━━━━━ Information shown

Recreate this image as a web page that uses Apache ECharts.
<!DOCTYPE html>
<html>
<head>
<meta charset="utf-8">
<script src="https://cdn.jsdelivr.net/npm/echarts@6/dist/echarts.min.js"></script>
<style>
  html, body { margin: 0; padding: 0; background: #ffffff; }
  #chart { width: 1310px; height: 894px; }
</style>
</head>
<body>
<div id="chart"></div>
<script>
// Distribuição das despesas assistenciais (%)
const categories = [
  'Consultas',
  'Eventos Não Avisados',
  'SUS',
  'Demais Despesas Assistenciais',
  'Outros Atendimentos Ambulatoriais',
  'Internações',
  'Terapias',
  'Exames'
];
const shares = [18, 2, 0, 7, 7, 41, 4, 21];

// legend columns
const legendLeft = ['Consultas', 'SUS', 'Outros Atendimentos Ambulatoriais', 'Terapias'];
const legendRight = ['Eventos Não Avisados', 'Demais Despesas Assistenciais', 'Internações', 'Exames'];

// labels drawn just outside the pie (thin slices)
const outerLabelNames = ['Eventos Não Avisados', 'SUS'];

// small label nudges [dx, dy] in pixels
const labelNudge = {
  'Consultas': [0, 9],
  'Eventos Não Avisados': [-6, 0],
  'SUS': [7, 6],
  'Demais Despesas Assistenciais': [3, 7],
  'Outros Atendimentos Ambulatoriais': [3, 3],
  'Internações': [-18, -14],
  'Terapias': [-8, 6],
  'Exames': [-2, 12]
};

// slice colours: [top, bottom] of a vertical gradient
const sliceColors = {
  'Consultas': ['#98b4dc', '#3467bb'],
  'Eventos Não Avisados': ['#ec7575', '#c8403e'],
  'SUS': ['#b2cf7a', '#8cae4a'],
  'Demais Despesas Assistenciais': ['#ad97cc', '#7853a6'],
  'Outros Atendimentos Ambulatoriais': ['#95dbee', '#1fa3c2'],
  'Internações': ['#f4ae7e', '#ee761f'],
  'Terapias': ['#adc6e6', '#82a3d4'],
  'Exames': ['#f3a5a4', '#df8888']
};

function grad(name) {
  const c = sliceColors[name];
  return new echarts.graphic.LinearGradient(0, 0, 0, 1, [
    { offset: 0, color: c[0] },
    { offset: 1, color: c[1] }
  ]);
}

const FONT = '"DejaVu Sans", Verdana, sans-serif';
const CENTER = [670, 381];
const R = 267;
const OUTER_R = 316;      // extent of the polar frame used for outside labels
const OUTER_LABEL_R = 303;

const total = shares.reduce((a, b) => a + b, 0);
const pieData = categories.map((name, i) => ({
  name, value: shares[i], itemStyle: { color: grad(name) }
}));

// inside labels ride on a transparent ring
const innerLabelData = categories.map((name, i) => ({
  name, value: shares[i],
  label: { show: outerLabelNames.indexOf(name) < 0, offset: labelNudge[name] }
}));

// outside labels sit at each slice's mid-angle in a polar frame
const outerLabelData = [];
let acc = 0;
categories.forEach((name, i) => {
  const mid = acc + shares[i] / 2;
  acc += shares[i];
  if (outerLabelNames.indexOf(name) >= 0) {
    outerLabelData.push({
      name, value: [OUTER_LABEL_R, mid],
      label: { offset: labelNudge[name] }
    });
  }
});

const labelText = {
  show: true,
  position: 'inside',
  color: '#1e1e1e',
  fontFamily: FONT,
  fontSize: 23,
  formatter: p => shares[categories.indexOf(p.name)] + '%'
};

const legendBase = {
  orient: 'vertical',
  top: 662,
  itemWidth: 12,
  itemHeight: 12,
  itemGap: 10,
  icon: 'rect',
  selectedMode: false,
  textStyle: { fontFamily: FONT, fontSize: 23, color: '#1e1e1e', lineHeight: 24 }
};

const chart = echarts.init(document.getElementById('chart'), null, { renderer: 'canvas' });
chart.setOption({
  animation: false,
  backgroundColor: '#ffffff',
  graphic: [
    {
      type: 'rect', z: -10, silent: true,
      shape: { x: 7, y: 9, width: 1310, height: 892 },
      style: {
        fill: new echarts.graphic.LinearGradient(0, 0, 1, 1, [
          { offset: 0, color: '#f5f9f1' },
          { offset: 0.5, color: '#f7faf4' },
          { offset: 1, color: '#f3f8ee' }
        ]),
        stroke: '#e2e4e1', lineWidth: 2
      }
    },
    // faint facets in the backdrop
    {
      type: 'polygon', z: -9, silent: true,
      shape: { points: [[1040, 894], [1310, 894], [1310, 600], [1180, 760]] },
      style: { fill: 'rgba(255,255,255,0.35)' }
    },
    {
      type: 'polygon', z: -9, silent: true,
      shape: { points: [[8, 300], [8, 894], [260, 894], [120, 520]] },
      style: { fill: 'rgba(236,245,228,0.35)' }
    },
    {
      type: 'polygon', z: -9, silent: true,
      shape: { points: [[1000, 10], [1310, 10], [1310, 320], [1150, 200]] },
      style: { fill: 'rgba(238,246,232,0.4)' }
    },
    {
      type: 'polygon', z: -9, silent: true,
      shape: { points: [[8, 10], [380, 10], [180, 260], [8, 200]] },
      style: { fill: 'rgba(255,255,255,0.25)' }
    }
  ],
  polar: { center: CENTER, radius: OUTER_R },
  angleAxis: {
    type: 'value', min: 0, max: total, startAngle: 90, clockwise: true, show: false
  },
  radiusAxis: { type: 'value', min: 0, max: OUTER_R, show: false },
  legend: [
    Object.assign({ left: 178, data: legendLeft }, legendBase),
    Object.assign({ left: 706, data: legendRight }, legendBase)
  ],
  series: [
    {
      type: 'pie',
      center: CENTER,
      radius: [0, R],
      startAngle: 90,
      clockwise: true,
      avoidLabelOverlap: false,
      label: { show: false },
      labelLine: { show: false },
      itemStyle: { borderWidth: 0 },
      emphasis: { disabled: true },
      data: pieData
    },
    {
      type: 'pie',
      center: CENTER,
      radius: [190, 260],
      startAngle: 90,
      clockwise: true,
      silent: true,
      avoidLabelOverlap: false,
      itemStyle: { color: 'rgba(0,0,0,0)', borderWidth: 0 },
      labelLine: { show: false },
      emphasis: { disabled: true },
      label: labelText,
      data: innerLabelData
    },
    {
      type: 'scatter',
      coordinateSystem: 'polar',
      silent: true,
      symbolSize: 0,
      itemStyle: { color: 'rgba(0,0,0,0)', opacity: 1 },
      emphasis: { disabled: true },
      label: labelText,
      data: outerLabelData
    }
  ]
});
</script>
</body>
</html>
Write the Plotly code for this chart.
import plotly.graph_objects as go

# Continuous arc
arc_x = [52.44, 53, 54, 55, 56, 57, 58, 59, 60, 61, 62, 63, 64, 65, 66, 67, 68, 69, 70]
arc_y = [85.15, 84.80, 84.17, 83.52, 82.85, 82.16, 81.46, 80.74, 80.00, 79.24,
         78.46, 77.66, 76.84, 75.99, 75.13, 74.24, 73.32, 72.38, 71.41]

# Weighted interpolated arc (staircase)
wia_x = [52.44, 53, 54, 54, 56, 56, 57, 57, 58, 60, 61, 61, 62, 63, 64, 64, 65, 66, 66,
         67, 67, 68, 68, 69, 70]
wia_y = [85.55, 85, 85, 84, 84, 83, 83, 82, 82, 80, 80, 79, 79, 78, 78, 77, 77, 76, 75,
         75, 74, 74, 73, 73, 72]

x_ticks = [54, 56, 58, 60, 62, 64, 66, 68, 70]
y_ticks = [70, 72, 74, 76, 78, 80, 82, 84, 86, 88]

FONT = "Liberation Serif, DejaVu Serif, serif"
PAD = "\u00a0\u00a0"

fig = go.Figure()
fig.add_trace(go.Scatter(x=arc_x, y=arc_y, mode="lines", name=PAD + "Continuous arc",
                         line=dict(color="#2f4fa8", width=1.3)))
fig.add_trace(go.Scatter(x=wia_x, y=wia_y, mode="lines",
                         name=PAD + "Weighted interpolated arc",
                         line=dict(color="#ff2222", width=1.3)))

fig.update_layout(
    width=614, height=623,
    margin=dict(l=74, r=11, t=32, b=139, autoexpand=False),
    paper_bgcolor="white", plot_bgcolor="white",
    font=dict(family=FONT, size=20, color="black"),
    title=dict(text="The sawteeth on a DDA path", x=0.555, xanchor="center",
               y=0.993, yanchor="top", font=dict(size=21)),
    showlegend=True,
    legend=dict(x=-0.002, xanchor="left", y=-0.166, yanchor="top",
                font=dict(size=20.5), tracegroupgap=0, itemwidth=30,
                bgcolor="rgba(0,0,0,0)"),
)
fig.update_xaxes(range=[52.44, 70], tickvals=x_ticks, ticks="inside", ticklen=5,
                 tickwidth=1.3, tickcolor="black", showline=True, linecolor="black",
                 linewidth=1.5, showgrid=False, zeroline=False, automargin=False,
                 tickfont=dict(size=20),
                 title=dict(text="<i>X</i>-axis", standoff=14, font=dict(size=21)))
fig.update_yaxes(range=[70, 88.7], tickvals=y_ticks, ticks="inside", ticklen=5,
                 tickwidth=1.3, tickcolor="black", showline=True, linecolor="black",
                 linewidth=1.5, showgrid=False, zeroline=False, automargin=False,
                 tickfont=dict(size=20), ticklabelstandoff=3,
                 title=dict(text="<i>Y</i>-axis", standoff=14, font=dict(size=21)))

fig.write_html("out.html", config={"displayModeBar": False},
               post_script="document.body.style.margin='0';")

━━━━━━━━━━

[Stated goal] Nothing but the lines from the one with "Write the Plotly code for this chart." to the one with "75, 74, 74, 73, 73, 72]" should be echoed, both of them included, exactly as written.

[Full solution]
Write the Plotly code for this chart.
import plotly.graph_objects as go

# Continuous arc
arc_x = [52.44, 53, 54, 55, 56, 57, 58, 59, 60, 61, 62, 63, 64, 65, 66, 67, 68, 69, 70]
arc_y = [85.15, 84.80, 84.17, 83.52, 82.85, 82.16, 81.46, 80.74, 80.00, 79.24,
         78.46, 77.66, 76.84, 75.99, 75.13, 74.24, 73.32, 72.38, 71.41]

# Weighted interpolated arc (staircase)
wia_x = [52.44, 53, 54, 54, 56, 56, 57, 57, 58, 60, 61, 61, 62, 63, 64, 64, 65, 66, 66,
         67, 67, 68, 68, 69, 70]
wia_y = [85.55, 85, 85, 84, 84, 83, 83, 82, 82, 80, 80, 79, 79, 78, 78, 77, 77, 76, 75,
         75, 74, 74, 73, 73, 72]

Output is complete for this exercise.